**Directive**
Please print exactly the lines below, from the start of the material up to and including the line with "0.18, 0.16, 0.14, 0.122, 0.106, 0.092, 0.08, 0.07, 0.06]", but none of the pictures.

**Data provided**
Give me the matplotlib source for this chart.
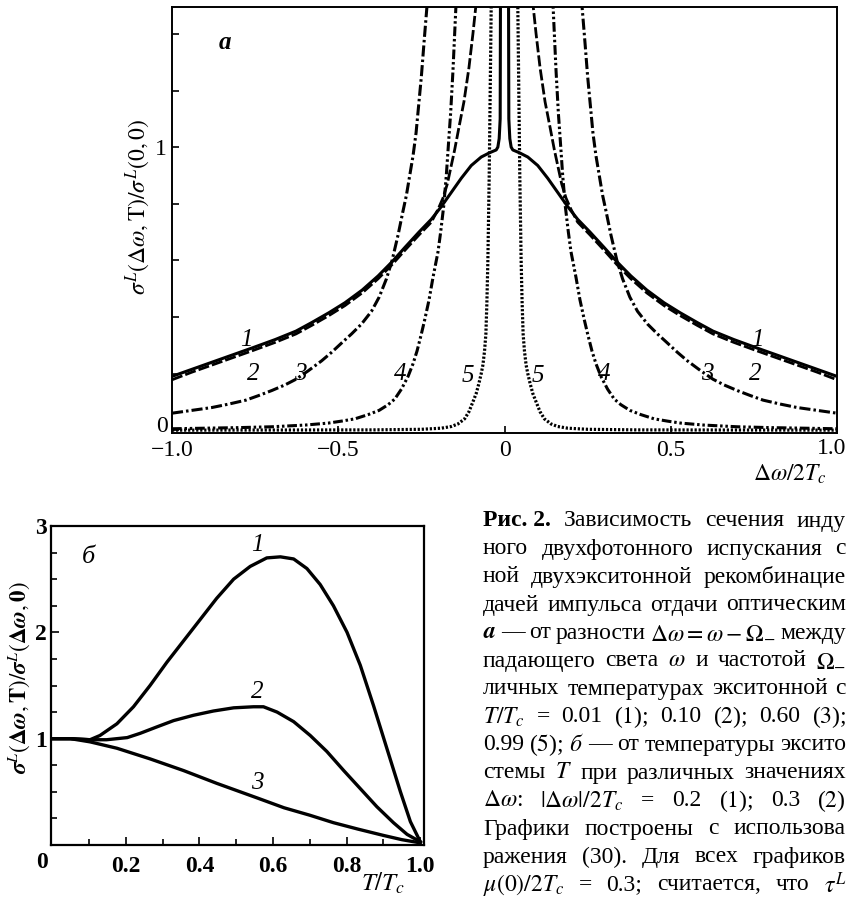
import numpy as np
import matplotlib
matplotlib.use("Agg")
import matplotlib.pyplot as plt

plt.rcParams['font.family'] = ['Liberation Serif', 'DejaVu Serif']
plt.rcParams['mathtext.fontset'] = 'stix'
plt.rcParams['lines.scale_dashes'] = False

# ---------------- panel a data (positive half, curves symmetric in dw) -------------
a_x1 = [0.012, 0.013, 0.016, 0.02, 0.025, 0.045, 0.07, 0.10, 0.13, 0.16, 0.19,
        0.22, 0.257, 0.30, 0.338, 0.38, 0.428, 0.48, 0.528, 0.58, 0.627, 0.69,
        0.76, 0.82, 0.88, 0.94, 1.0]
a_y1 = [1.6, 1.1, 1.03, 1.0, 0.99, 0.98, 0.965, 0.935, 0.89, 0.84, 0.79,
        0.745, 0.70, 0.645, 0.595, 0.545, 0.495, 0.45, 0.415, 0.38, 0.35, 0.32,
        0.29, 0.265, 0.24, 0.215, 0.19]

a_x2 = [0.082, 0.086, 0.095, 0.107, 0.122, 0.137, 0.15, 0.161, 0.172, 0.185,
        0.20, 0.22, 0.257, 0.30, 0.338, 0.38, 0.428, 0.48, 0.528, 0.58, 0.627,
        0.69, 0.76, 0.82, 0.88, 0.94, 1.0]
a_y2 = [1.6, 1.5, 1.40, 1.28, 1.16, 1.07, 0.99, 0.93, 0.87, 0.82,
        0.78, 0.735, 0.69, 0.635, 0.585, 0.535, 0.485, 0.44, 0.405, 0.37, 0.34,
        0.31, 0.28, 0.255, 0.23, 0.205, 0.178]

a_x3 = [0.228, 0.233, 0.242, 0.25, 0.258, 0.266, 0.275, 0.285, 0.295, 0.306,
        0.32, 0.338, 0.355, 0.377, 0.40, 0.43, 0.46, 0.488, 0.52, 0.55, 0.59,
        0.627, 0.66, 0.70, 0.74, 0.778, 0.83, 0.88, 0.94, 1.0]
a_y3 = [1.6, 1.5, 1.37, 1.25, 1.15, 1.05, 0.97, 0.90, 0.83, 0.77,
        0.69, 0.60, 0.535, 0.47, 0.42, 0.375, 0.34, 0.31, 0.275, 0.245, 0.21,
        0.18, 0.16, 0.14, 0.122, 0.106, 0.092, 0.08, 0.07, 0.06]

a_x4 = [0.14, 0.146, 0.155, 0.162, 0.168, 0.175, 0.183, 0.192, 0.20, 0.215,
        0.227, 0.24, 0.25, 0.263, 0.275, 0.29, 0.31, 0.33, 0.35, 0.377, 0.41,
        0.45, 0.49, 0.53, 0.6, 0.7, 0.8, 0.9, 1.0]
a_y4 = [1.6, 1.5, 1.27, 1.12, 1.02, 0.90, 0.79, 0.70, 0.63, 0.54,
        0.46, 0.39, 0.34, 0.28, 0.235, 0.19, 0.145, 0.11, 0.09, 0.07, 0.055,
        0.04, 0.032, 0.025, 0.018, 0.012, 0.009, 0.007, 0.005]

a_x5 = [0.038, 0.04, 0.043, 0.046, 0.05, 0.053, 0.056, 0.06, 0.065, 0.07,
        0.077, 0.085, 0.095, 0.107, 0.12, 0.14, 0.16, 0.19, 0.25, 0.4, 1.0]
a_y5 = [1.6, 1.5, 1.2, 0.9, 0.6, 0.45, 0.34, 0.28, 0.23, 0.2,
        0.165, 0.13, 0.10, 0.065, 0.04, 0.022, 0.013, 0.007, 0.003, 0.001, 0.0]

a_xticks = [-1.0, -0.5, 0.0, 0.5, 1.0]
a_xticklabels = ['\u22121.0', '\u22120.5', '0', '0.5', '']
a_yticks = [0.0, 0.2, 0.4, 0.6, 0.8, 1.0, 1.2, 1.4]
a_yticklabels = ['', '', '', '', '', '1', '', '']

a_labels = ['1', '2', '3', '4', '5']
a_label_xr = [0.76, 0.753, 0.609, 0.30, 0.10]
a_label_xl = [-0.775, -0.756, -0.615, -0.314, -0.11]
a_label_y = [0.32, 0.20, 0.20, 0.20, 0.19]

# ---------------- panel б data ----------------
b_x1 = [0.0, 0.05, 0.103, 0.130, 0.176, 0.221, 0.266, 0.312, 0.357, 0.402,
        0.447, 0.493, 0.538, 0.583, 0.620, 0.656, 0.692, 0.728, 0.764, 0.801,
        0.837, 0.873, 0.909, 0.946, 0.973, 1.0]
b_y1 = [1.0, 1.0, 0.99, 1.03, 1.14, 1.30, 1.50, 1.72, 1.92, 2.12,
        2.32, 2.50, 2.62, 2.70, 2.71, 2.69, 2.60, 2.45, 2.25, 2.00,
        1.69, 1.31, 0.91, 0.50, 0.22, 0.03]

b_x2 = [0.0, 0.05, 0.103, 0.148, 0.204, 0.239, 0.284, 0.330, 0.384, 0.438,
        0.493, 0.547, 0.574, 0.611, 0.656, 0.701, 0.746, 0.792, 0.837, 0.882,
        0.927, 0.964, 1.0]
b_y2 = [1.0, 1.0, 0.99, 0.99, 1.01, 1.05, 1.11, 1.17, 1.22, 1.26,
        1.29, 1.30, 1.30, 1.25, 1.16, 1.03, 0.88, 0.70, 0.53, 0.36,
        0.21, 0.10, 0.03]

b_x3 = [0.0, 0.05, 0.103, 0.176, 0.266, 0.357, 0.447, 0.511, 0.559, 0.63,
        0.70, 0.764, 0.83, 0.9, 0.95, 1.0]
b_y3 = [1.0, 1.0, 0.97, 0.91, 0.81, 0.70, 0.58, 0.50, 0.44, 0.35,
        0.28, 0.21, 0.15, 0.09, 0.05, 0.02]

b_labels = ['1', '2', '3']
b_label_x = [0.557, 0.557, 0.557]
b_label_y = [2.82, 1.44, 0.58]

caption_lines = [
    "Зависимость сечения инду",
    "ного двухфотонного испускания с",
    "ной двухэкситонной рекомбинацие",
    "дачей импульса отдачи оптическим",
    r"$\mathbfit{a}$ — от разности $\Delta\omega = \omega - \Omega_{-}$ между",
    r"падающего света $\omega$ и частотой $\Omega_{-}$",
    "личных температурах экситонной с",
    r"$T/T_c$ = 0.01 ($\mathit{1}$); 0.10 ($\mathit{2}$); 0.60 ($\mathit{3}$);",
    r"0.99 ($\mathit{5}$); $\mathit{б}$ — от температуры эксито",
    r"стемы $T$ при различных значениях",
    r"$\Delta\omega$: $|\Delta\omega|/2T_c$ = 0.2 ($\mathit{1}$); 0.3 ($\mathit{2}$)",
    "Графики построены с использова",
    "ражения (30). Для всех графиков",
    r"$\mu(0)/2T_c$ = 0.3; считается, что $\tau^L$",
]

W, H = 848, 901
fig = plt.figure(figsize=(W / 100, H / 100), dpi=100)

# ---------------- panel a ----------------
axA = fig.add_axes([172 / W, 1 - 433 / H, (837 - 172) / W, (433 - 7) / H])

def mirror(xs, ys):
    xs = np.asarray(xs); ys = np.asarray(ys)
    return np.concatenate([-xs[::-1], xs]), np.concatenate([ys[::-1], ys])

styles = [
    dict(ls='-', lw=2.2),
    dict(ls=(0, (8, 2.2)), lw=2.0),
    dict(ls=(0, (8, 2.2, 1.8, 2.2)), lw=2.2),
    dict(ls=(0, (7, 2.0, 1.8, 2.0, 1.8, 2.0)), lw=2.2),
    dict(ls=(0, (1.6, 1.3)), lw=2.3),
]
for (xs, ys), st in zip([(a_x1, a_y1), (a_x2, a_y2), (a_x3, a_y3), (a_x4, a_y4), (a_x5, a_y5)], styles):
    X, Y = mirror(xs, ys)
    axA.plot(X, Y, color='black', solid_capstyle='butt', dash_capstyle='butt', **st)

axA.set_xlim(-1.0, 1.0)
axA.set_ylim(-0.01, 1.495)
axA.set_xticks(a_xticks)
axA.set_xticklabels(a_xticklabels)
axA.set_yticks(a_yticks)
axA.set_yticklabels(a_yticklabels)
axA.tick_params(direction='in', length=5, width=1.2, labelsize=17, pad=4)
axA.tick_params(axis='x', pad=5)
for s in axA.spines.values():
    s.set_linewidth(1.4)
fig.text(162 / W, 1 - 426 / H, '0', fontsize=17, ha='center', va='center')
fig.text(832 / W, 1 - 449 / H, '1.0', fontsize=17, ha='center', va='center')

for lab, xl, xr, ly in zip(a_labels, a_label_xl, a_label_xr, a_label_y):
    axA.text(xr, ly, lab, style='italic', fontsize=18, ha='center', va='center')
    axA.text(xl, ly, lab, style='italic', fontsize=18, ha='center', va='center')

axA.text(-0.84, 1.37, 'a', style='italic', weight='bold', fontsize=18, ha='center', va='center')

fig.text(138 / W, 1 - 207 / H, r"$\sigma^{L}(\Delta\omega,\mathrm{T})/\sigma^{L}(0,0)$",
         rotation=90, fontsize=17, ha='center', va='center')
fig.text(790 / W, 1 - 474 / H, r"$\Delta\omega/2T_c$", fontsize=17, ha='center', va='center')

# ---------------- panel б ----------------
axB = fig.add_axes([51 / W, 1 - 845 / H, (424 - 51) / W, (845 - 526) / H])
for xs, ys in [(b_x1, b_y1), (b_x2, b_y2), (b_x3, b_y3)]:
    axB.plot(xs, ys, color='black', lw=2.4, solid_joinstyle='round')

axB.set_xlim(-0.003, 1.01)
axB.set_ylim(0.0, 3.0)
axB.set_xticks([0.2, 0.4, 0.6, 0.8, 1.0])
axB.set_xticklabels(['0.2', '0.4', '0.6', '0.8', '1.0'])
axB.set_xticks([0.1, 0.3, 0.5, 0.7, 0.9], minor=True)
axB.set_yticks([1, 2, 3])
axB.set_yticklabels(['1', '2', '3'])
axB.set_yticks([0.25, 0.5, 0.75, 1.25, 1.5, 1.75, 2.25, 2.5, 2.75], minor=True)
axB.tick_params(which='major', direction='in', length=6, width=1.2, labelsize=17, pad=3)
axB.tick_params(axis='x', which='major', pad=8)
axB.tick_params(which='minor', direction='in', length=4, width=1.2)
for t in axB.get_xticklabels() + axB.get_yticklabels():
    t.set_fontweight('bold')
for s in axB.spines.values():
    s.set_linewidth(1.6)

for lab, lx, ly in zip(b_labels, b_label_x, b_label_y):
    axB.text(lx, ly, lab, style='italic', fontsize=18, ha='center', va='center')
axB.text(0.098, 2.71, 'б', style='italic', fontsize=19, ha='center', va='center')

fig.text(42 / W, 1 - 863 / H, '0', fontsize=17, weight='bold', ha='center', va='center')
fig.text(19 / W, 1 - 678 / H, r"$\boldsymbol{\sigma}^{L}(\mathbf{\Delta}\boldsymbol{\omega},\mathbf{T})/\boldsymbol{\sigma}^{L}(\mathbf{\Delta}\boldsymbol{\omega},\mathbf{0})$",
         rotation=90, fontsize=16.5, ha='center', va='center')
fig.text(383 / W, 1 - 883 / H, r"$T/T_c$", fontsize=18, ha='center', va='center')

# ---------------- caption (justified lines, cut at the right edge) ----------------
def split_words(s):
    words, cur, in_math = [], '', False
    for ch in s:
        if ch == '$':
            in_math = not in_math
        if ch == ' ' and not in_math:
            if cur:
                words.append(cur)
            cur = ''
        else:
            cur += ch
    if cur:
        words.append(cur)
    return words

cap_x0, cap_x1 = 483, 846
cap_y0, cap_dy = 521, 28.0
cap_fs = 17
renderer = fig.canvas.get_renderer()

for i, line in enumerate(caption_lines):
    y = 1 - (cap_y0 + i * cap_dy) / H
    items = []
    if i == 0:
        items.append(fig.text(0, y, "Рис. 2.", fontsize=cap_fs, weight='bold', ha='left', va='center'))
    for w in split_words(line):
        items.append(fig.text(0, y, w, fontsize=cap_fs, ha='left', va='center'))
    widths = [t.get_window_extent(renderer).width for t in items]
    gap = (cap_x1 - cap_x0 - sum(widths)) / max(len(items) - 1, 1)
    gap = max(gap, 3.0)
    xpos = cap_x0
    for t, w in zip(items, widths):
        t.set_x(xpos / W)
        xpos += w + gap

fig.savefig("out.png", dpi=100)
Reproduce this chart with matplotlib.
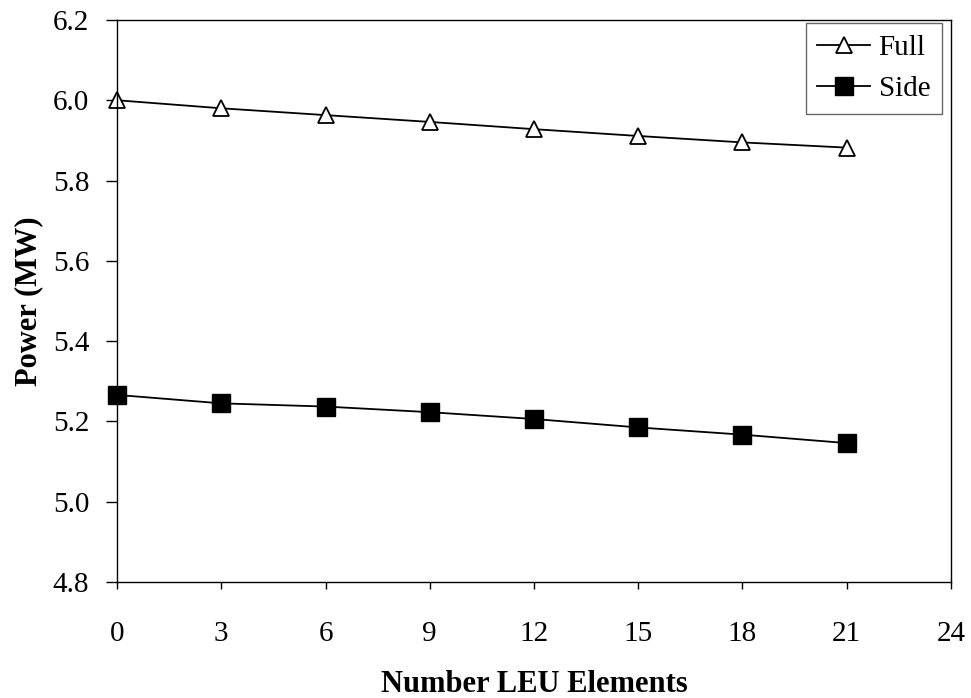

**Answer for the task**
Give me the matplotlib source for this chart.
import numpy as np
import matplotlib
matplotlib.use("Agg")
import matplotlib.pyplot as plt

plt.rcParams['font.family'] = ['Liberation Serif', 'DejaVu Serif']
plt.rcParams['mathtext.fontset'] = 'stix'
plt.rcParams['lines.scale_dashes'] = False

# ---------------- panel a data (positive half, curves symmetric in dw) -------------
a_x1 = [0.012, 0.013, 0.016, 0.02, 0.025, 0.045, 0.07, 0.10, 0.13, 0.16, 0.19,
        0.22, 0.257, 0.30, 0.338, 0.38, 0.428, 0.48, 0.528, 0.58, 0.627, 0.69,
        0.76, 0.82, 0.88, 0.94, 1.0]
a_y1 = [1.6, 1.1, 1.03, 1.0, 0.99, 0.98, 0.965, 0.935, 0.89, 0.84, 0.79,
        0.745, 0.70, 0.645, 0.595, 0.545, 0.495, 0.45, 0.415, 0.38, 0.35, 0.32,
        0.29, 0.265, 0.24, 0.215, 0.19]

a_x2 = [0.082, 0.086, 0.095, 0.107, 0.122, 0.137, 0.15, 0.161, 0.172, 0.185,
        0.20, 0.22, 0.257, 0.30, 0.338, 0.38, 0.428, 0.48, 0.528, 0.58, 0.627,
        0.69, 0.76, 0.82, 0.88, 0.94, 1.0]
a_y2 = [1.6, 1.5, 1.40, 1.28, 1.16, 1.07, 0.99, 0.93, 0.87, 0.82,
        0.78, 0.735, 0.69, 0.635, 0.585, 0.535, 0.485, 0.44, 0.405, 0.37, 0.34,
        0.31, 0.28, 0.255, 0.23, 0.205, 0.178]

a_x3 = [0.228, 0.233, 0.242, 0.25, 0.258, 0.266, 0.275, 0.285, 0.295, 0.306,
        0.32, 0.338, 0.355, 0.377, 0.40, 0.43, 0.46, 0.488, 0.52, 0.55, 0.59,
        0.627, 0.66, 0.70, 0.74, 0.778, 0.83, 0.88, 0.94, 1.0]
a_y3 = [1.6, 1.5, 1.37, 1.25, 1.15, 1.05, 0.97, 0.90, 0.83, 0.77,
        0.69, 0.60, 0.535, 0.47, 0.42, 0.375, 0.34, 0.31, 0.275, 0.245, 0.21,
        0.18, 0.16, 0.14, 0.122, 0.106, 0.092, 0.08, 0.07, 0.06]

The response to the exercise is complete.